I’ve said this before, but there’s the bit where they’re sitting on the slopes of Mount Doom waiting for the rising lava to engulf them, and Sam is talking about how he’ll never get to go home and marry Rose like he never dared ask, and if the smouldering look Frodo gives him isn’t meant to mean “What am I, chopped liver?”, I’ll eat Ghan-buri-ghan’s sweaty loincloth.

I have given Anaamika my word that I will no longer go on anti-Peter Jackson/Return of the King rants, so I am going to pretend you’re talking about the look on Mr. Spock’s face when Kirk was bemoaning the inevitable death of Edith Keeler.

Yeah, that’s what that pointy-eared ponce was thinking, all right.

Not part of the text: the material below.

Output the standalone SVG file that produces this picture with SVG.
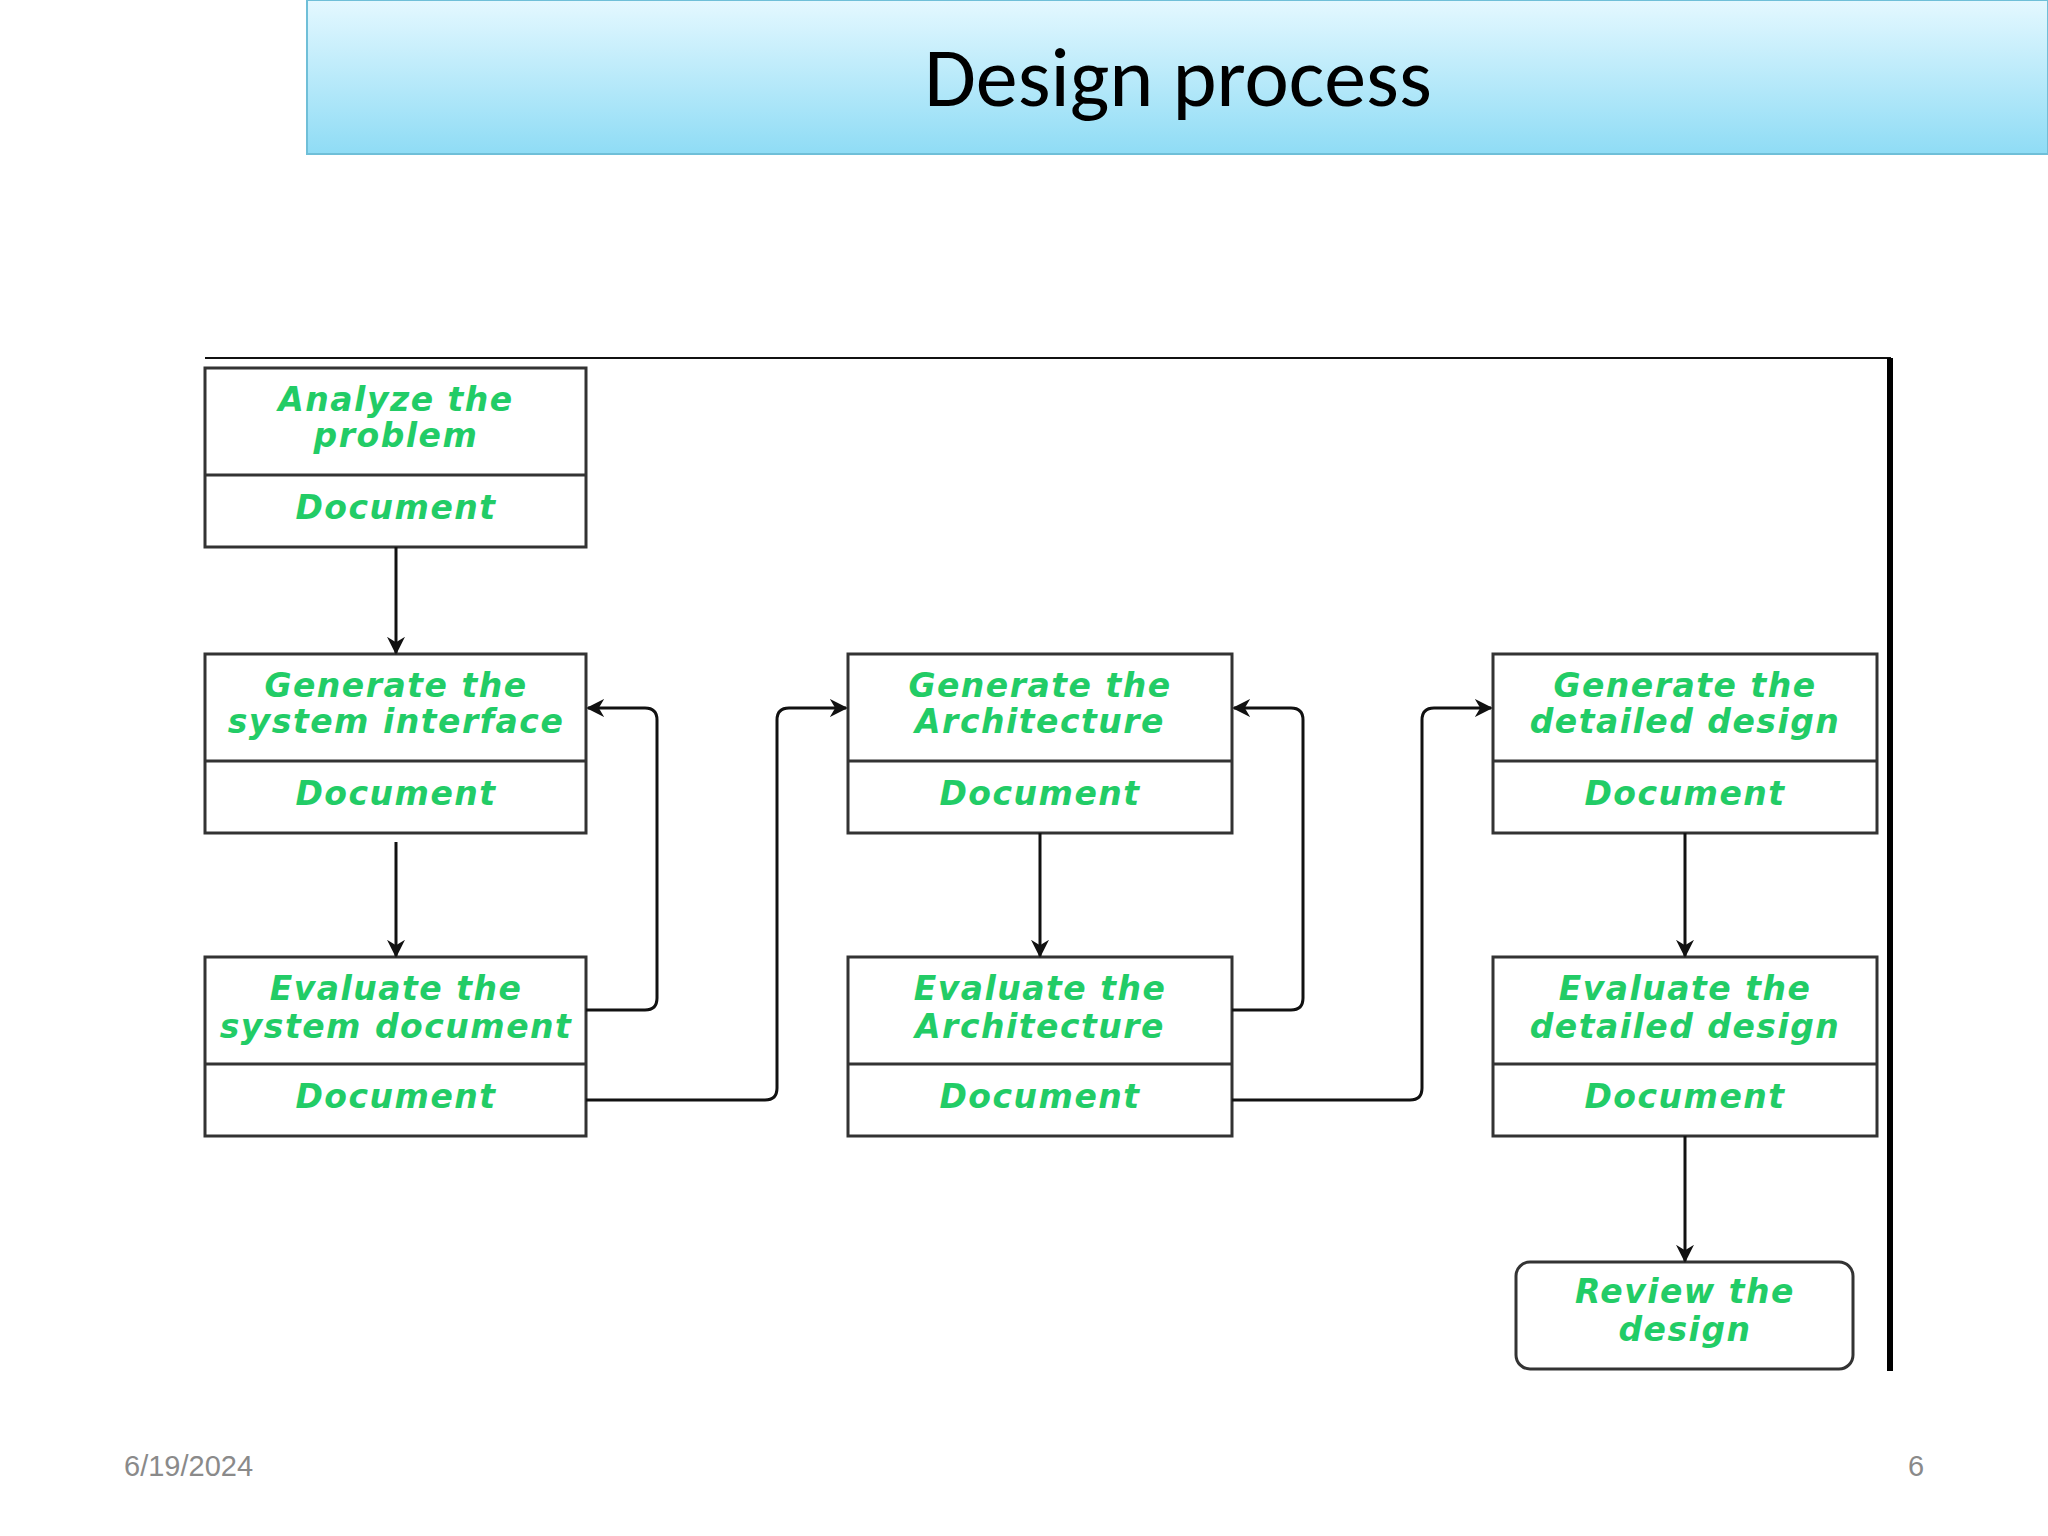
<svg xmlns="http://www.w3.org/2000/svg" width="2048" height="1536" viewBox="0 0 2048 1536">
<defs>
<linearGradient id="tg" x1="0" y1="0" x2="0" y2="1"><stop offset="0" stop-color="#e4f8ff"/><stop offset="1" stop-color="#8fdcf5"/></linearGradient>
<marker id="ah" viewBox="0 0 10 10" refX="9" refY="5" markerWidth="18" markerHeight="18" orient="auto" markerUnits="userSpaceOnUse"><path d="M0,0 L10,5 L0,10 L3,5 z" fill="#111"/></marker>
<style>
.b{fill:#fff;stroke:#333;stroke-width:3}
.t{font-family:"DejaVu Sans",sans-serif;font-weight:bold;font-style:italic;font-size:33px;letter-spacing:1.5px;fill:#22cc66;text-anchor:middle}
.c{fill:none;stroke:#111;stroke-width:3;marker-end:url(#ah)}
.f{font-family:"Liberation Sans",sans-serif;font-size:29px;fill:#8a8a8a}
</style>
</defs>
<rect width="2048" height="1536" fill="#fff"/>
<g id="title"><rect x="307" y="0" width="1741" height="154" fill="url(#tg)" stroke="#6fbfd8" stroke-width="2"/>
<text x="1178" y="106" font-family="Calibri,'Open Sans',sans-serif" font-size="84" text-anchor="middle" fill="#000">Design process</text></g>
<g id="frame"><line x1="205" y1="358" x2="1891" y2="358" stroke="#111" stroke-width="2"/><line x1="1890" y1="358" x2="1890" y2="1371" stroke="#000" stroke-width="6"/></g>
<g id="n1"><rect class="b" x="205" y="368" width="381" height="179"/><line x1="205" y1="475" x2="586" y2="475" stroke="#333" stroke-width="3"/><text class="t" x="396" y="411">Analyze the</text><text class="t" x="396" y="447">problem</text><text class="t" x="396" y="519">Document</text></g>
<g id="n2"><rect class="b" x="205" y="654" width="381" height="179"/><line x1="205" y1="761" x2="586" y2="761" stroke="#333" stroke-width="3"/><text class="t" x="396" y="697">Generate the</text><text class="t" x="396" y="733">system interface</text><text class="t" x="396" y="805">Document</text></g>
<g id="n3"><rect class="b" x="205" y="957" width="381" height="179"/><line x1="205" y1="1064" x2="586" y2="1064" stroke="#333" stroke-width="3"/><text class="t" x="396" y="1000">Evaluate the</text><text class="t" x="396" y="1038">system document</text><text class="t" x="396" y="1108">Document</text></g>
<g id="n4"><rect class="b" x="848" y="654" width="384" height="179"/><line x1="848" y1="761" x2="1232" y2="761" stroke="#333" stroke-width="3"/><text class="t" x="1040" y="697">Generate the</text><text class="t" x="1040" y="733">Architecture</text><text class="t" x="1040" y="805">Document</text></g>
<g id="n5"><rect class="b" x="848" y="957" width="384" height="179"/><line x1="848" y1="1064" x2="1232" y2="1064" stroke="#333" stroke-width="3"/><text class="t" x="1040" y="1000">Evaluate the</text><text class="t" x="1040" y="1038">Architecture</text><text class="t" x="1040" y="1108">Document</text></g>
<g id="n6"><rect class="b" x="1493" y="654" width="384" height="179"/><line x1="1493" y1="761" x2="1877" y2="761" stroke="#333" stroke-width="3"/><text class="t" x="1685" y="697">Generate the</text><text class="t" x="1685" y="733">detailed design</text><text class="t" x="1685" y="805">Document</text></g>
<g id="n7"><rect class="b" x="1493" y="957" width="384" height="179"/><line x1="1493" y1="1064" x2="1877" y2="1064" stroke="#333" stroke-width="3"/><text class="t" x="1685" y="1000">Evaluate the</text><text class="t" x="1685" y="1038">detailed design</text><text class="t" x="1685" y="1108">Document</text></g>
<g id="n8"><rect class="b" x="1516" y="1262" width="337" height="107" rx="14"/><text class="t" x="1685" y="1303">Review the</text><text class="t" x="1685" y="1341">design</text></g>
<g id="connectors">
<line class="c" x1="396" y1="547" x2="396" y2="653"/>
<line class="c" x1="396" y1="842" x2="396" y2="956"/>
<path class="c" d="M586,1010 H645 Q657,1010 657,998 V720 Q657,708 645,708 H588"/>
<path class="c" d="M586,1100 H765 Q777,1100 777,1088 V720 Q777,708 789,708 H846"/>
<line class="c" x1="1040" y1="833" x2="1040" y2="956"/>
<path class="c" d="M1232,1010 H1291 Q1303,1010 1303,998 V720 Q1303,708 1291,708 H1234"/>
<path class="c" d="M1232,1100 H1410 Q1422,1100 1422,1088 V720 Q1422,708 1434,708 H1491"/>
<line class="c" x1="1685" y1="833" x2="1685" y2="956"/>
<line class="c" x1="1685" y1="1136" x2="1685" y2="1261"/>
</g>
<text class="f" x="124" y="1476">6/19/2024</text>
<text class="f" x="1916" y="1476" text-anchor="middle">6</text>
</svg>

Nononono, have at it, please!
As to the whole gay hobbit thing, I don’t find myself at all attracted to the hobbits as so many females do, so I just ignore it. However, if I were to think about it, I would think that mutual love can be deep and abiding without bringing hot and sweaty sex into it, and that Samwise and Frodo did indeed love each other as deeply as they could and possibly never once thought about the physical aspect of it. After all, they’d been through trial-by-fire together, and that changes a person.

It seems too simple to reduce their relationship to “OMG, they’ve got teh GAY!”, even in the movie.

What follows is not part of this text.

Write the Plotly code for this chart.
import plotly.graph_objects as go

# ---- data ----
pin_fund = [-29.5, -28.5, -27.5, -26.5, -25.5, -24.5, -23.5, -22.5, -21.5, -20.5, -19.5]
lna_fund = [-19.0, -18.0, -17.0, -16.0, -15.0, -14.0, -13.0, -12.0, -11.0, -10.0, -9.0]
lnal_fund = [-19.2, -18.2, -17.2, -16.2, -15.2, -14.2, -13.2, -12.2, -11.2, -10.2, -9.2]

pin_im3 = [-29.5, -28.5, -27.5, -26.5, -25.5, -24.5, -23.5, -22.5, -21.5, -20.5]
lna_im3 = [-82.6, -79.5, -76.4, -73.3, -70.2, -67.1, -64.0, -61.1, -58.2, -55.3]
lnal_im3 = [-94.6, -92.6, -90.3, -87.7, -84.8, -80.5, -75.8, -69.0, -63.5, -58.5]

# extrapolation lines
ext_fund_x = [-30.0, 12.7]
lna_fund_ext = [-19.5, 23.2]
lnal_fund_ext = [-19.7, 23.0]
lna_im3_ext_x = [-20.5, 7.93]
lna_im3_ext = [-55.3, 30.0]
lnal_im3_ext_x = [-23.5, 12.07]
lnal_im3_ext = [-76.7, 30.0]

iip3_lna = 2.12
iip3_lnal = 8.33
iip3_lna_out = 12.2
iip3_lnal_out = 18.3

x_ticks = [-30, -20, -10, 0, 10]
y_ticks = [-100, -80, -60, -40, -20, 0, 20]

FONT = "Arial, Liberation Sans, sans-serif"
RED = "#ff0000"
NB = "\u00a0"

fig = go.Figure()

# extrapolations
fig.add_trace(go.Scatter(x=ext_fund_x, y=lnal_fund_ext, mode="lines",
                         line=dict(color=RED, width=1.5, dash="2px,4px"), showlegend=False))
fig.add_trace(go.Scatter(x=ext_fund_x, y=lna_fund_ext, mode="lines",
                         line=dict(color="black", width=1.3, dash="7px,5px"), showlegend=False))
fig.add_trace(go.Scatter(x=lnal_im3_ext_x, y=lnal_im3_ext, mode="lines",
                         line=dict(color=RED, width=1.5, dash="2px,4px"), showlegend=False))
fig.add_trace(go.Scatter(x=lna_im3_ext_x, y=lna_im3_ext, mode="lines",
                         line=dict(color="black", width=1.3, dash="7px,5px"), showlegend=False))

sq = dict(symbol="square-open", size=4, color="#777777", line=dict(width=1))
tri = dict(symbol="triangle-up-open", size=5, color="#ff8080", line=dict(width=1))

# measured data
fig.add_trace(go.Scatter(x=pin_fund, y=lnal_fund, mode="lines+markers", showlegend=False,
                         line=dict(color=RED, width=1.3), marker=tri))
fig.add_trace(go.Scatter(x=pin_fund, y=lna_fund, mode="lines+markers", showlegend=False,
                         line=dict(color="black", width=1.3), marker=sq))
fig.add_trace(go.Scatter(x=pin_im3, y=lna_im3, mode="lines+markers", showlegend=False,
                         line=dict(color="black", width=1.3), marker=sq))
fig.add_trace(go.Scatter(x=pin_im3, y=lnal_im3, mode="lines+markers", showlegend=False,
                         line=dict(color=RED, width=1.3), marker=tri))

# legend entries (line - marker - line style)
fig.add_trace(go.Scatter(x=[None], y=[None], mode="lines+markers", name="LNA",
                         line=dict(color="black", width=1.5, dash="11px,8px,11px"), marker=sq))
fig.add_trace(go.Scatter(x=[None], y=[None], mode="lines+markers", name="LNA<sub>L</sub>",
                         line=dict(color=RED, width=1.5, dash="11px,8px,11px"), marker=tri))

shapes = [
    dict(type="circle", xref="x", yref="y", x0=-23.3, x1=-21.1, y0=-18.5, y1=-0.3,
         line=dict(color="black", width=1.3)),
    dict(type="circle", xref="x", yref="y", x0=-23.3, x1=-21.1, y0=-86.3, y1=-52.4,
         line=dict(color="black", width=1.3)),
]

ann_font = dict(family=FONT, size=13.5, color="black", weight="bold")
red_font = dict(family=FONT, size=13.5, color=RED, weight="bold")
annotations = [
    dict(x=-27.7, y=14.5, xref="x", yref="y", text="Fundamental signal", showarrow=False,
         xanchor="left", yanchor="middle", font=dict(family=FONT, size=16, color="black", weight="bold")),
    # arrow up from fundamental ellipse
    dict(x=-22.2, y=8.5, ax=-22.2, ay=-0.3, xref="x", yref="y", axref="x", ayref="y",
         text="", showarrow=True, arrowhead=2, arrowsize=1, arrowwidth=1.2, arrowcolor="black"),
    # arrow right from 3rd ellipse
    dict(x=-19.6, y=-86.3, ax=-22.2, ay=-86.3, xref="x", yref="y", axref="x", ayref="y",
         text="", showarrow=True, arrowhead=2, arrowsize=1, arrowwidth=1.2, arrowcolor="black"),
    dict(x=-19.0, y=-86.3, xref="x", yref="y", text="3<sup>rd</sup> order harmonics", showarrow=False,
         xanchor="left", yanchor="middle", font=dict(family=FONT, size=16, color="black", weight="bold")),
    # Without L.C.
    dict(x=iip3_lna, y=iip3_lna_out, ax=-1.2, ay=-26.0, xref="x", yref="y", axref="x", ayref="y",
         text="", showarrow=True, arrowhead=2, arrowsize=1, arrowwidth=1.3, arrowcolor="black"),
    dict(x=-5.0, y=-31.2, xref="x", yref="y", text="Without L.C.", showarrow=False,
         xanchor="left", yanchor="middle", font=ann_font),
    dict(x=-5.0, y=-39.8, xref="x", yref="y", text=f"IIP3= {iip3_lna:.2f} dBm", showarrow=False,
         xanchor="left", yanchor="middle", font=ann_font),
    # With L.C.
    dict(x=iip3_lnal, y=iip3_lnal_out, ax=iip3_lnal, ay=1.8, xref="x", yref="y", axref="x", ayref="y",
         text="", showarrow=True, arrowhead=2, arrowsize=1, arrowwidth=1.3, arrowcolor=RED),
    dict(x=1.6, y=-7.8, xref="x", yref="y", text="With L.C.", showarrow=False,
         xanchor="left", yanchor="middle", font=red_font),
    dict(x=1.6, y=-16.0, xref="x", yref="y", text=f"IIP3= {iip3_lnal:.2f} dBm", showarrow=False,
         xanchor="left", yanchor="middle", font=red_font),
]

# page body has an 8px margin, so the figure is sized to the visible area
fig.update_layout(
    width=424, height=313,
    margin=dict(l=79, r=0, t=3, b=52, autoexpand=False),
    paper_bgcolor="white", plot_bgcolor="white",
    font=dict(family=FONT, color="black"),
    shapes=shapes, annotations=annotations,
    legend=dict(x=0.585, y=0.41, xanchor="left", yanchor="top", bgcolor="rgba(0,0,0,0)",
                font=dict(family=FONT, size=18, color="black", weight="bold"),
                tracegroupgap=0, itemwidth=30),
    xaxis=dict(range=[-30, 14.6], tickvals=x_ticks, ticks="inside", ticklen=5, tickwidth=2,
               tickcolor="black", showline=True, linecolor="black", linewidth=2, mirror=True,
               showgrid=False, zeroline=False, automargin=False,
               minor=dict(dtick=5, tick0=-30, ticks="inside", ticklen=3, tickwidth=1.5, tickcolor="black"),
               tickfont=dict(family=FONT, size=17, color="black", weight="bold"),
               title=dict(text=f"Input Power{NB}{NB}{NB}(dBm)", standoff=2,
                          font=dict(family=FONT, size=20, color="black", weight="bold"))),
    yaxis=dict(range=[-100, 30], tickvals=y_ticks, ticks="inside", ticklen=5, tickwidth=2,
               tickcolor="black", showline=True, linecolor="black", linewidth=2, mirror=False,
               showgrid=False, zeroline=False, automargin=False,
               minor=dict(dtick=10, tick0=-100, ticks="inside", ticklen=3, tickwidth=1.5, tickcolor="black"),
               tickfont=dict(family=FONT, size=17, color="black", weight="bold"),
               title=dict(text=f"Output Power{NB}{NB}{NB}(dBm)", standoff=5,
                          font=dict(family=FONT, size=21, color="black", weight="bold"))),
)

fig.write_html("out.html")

And Skald, even I agree there were serious flaws in the third movie. The whole thing of Sam and Frodo fighting really disturbed me. BUT - there were a great deal of stunningly beautiful things, too, so I am prepared to forgive. Theoden King alone moves me to tears every time I watch his speech. “Ride! Ride to ruin! Ride for Rohan!”

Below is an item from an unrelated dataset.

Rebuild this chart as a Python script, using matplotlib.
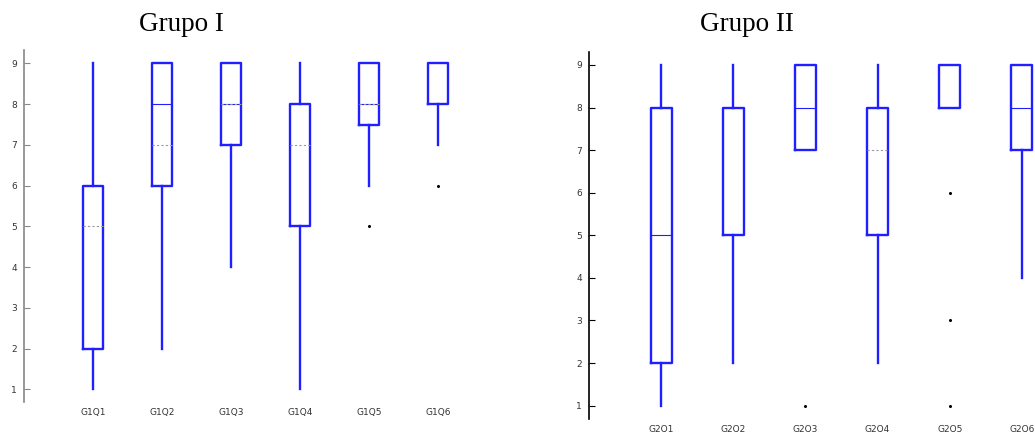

Anaamika, you KNOW I can deny you nothing that you ask for in rhyme.

However, that sentence did not rhyme.

S’alright. Sam would kill you if you tried anything, anyway.

I’m not sure I mentioned that scene when last I spoke ofthat movie, but…

BEST
DAMN
ARMY
ROUSING
SPEECH
EVER.

Of course, the problem with it is that it utterly undercuts movie-Aragorn’s later feeble attempt at being muscular & kingly in front of the Black Gate.